Mike Kelley, Ghost and Spirit, Installationsansicht

NPI/STUDIO PRAMUDIYA

Musical oder Horrorfilm?

Das Pandämonium der US-Amerikanischen Trivialkultur inszenierte Kelley in seinen Performances als unheimliche Freakshow, die jedes Lächeln gefrieren lässt. Seine Videokunst kann sich oft nicht entscheiden, ob sie Musical oder Horrorfilm sein will. Was auf den ersten Blick harmlos wirkt, bläht sich auf den zweiten Blick zum monströsen Spektakel auf. „Day is Done“ heißt ein Werkzyklus aus den Nullerjahren, in dem sich Mike Kelley mit Ritualen des Verkleidens auseinandersetzt. Ausgangspunkt sind Schulaufführungen, Laientheaterdarbietungen, oder auch Kostümierungen zu Halloween.

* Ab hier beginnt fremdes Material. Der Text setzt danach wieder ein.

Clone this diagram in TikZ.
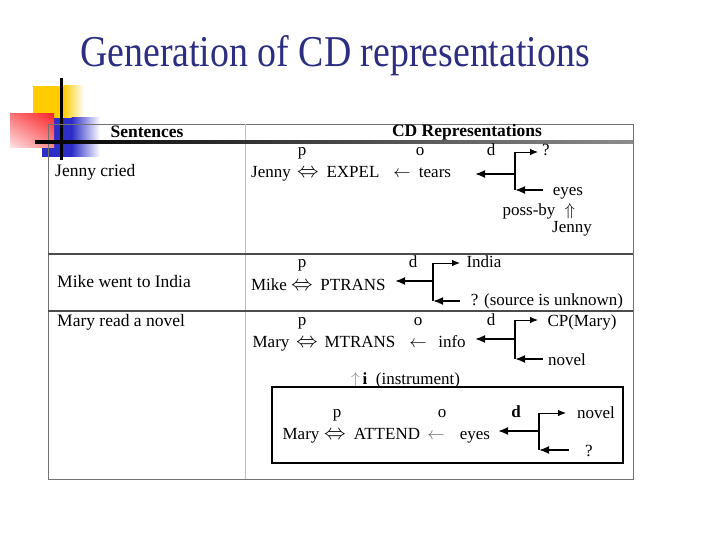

Die karnevaleske Überschreitung des Alltags wird für Kelley zum Möglichkeitsraum, in dem sich die Kunst in das Leben einschreibt.

Pandämonium der Popkultur

1954 wird Mike Kelley in einem Vorort der Motorcity Detroit geboren. Er stammt aus einer Arbeiterfamilie und erlebt als Teenager nicht nur den stetigen Niedergang der einst boomenden Industriehochburg, sondern auch jene Rassenunruhen, die in den 1960er Jahren das Gesicht der Stadt binnen weniger Jahre verändern. Womöglich ein Grund, warum der Künstler in seinem Werk immer wieder den Kipppunkt aufsucht, an dem der Amerikanische Traum zum Albtraum wird. Kelley befragt Geschlechterstereotypen und befasst sich bereits in seiner ersten Videoarbeit, einer Hommage an eine Figur im US-amerikanischen Kinderfernsehen, „The Banana Man“ mit seiner Identität als weißer Mann in einer – wie man es heute nennen würde – heteronormativen Mehrheitsgesellschaft. „Er hat besonders auch Stereotypen von Männlichkeit konsequent hinterfragt und unterlaufen. Indem er mit Stofftieren und Textilien gearbeitet hat, also Materialien, die weiblich konnotiert sind, und in seinen Videos, die traditionelle Geschlechterrollen unterlaufen“, betont Kurator Falk Wolf. Er hat für die aktuelle Mike-Kelley-Retrospektive in der Kunstsammlung NRW mit Institutionen in Paris, Stockholm und London zusammengearbeitet. Derzeit ist die Schau in Düsseldorf zu sehen, ab Oktober macht sie in der Tate Modern in London Station.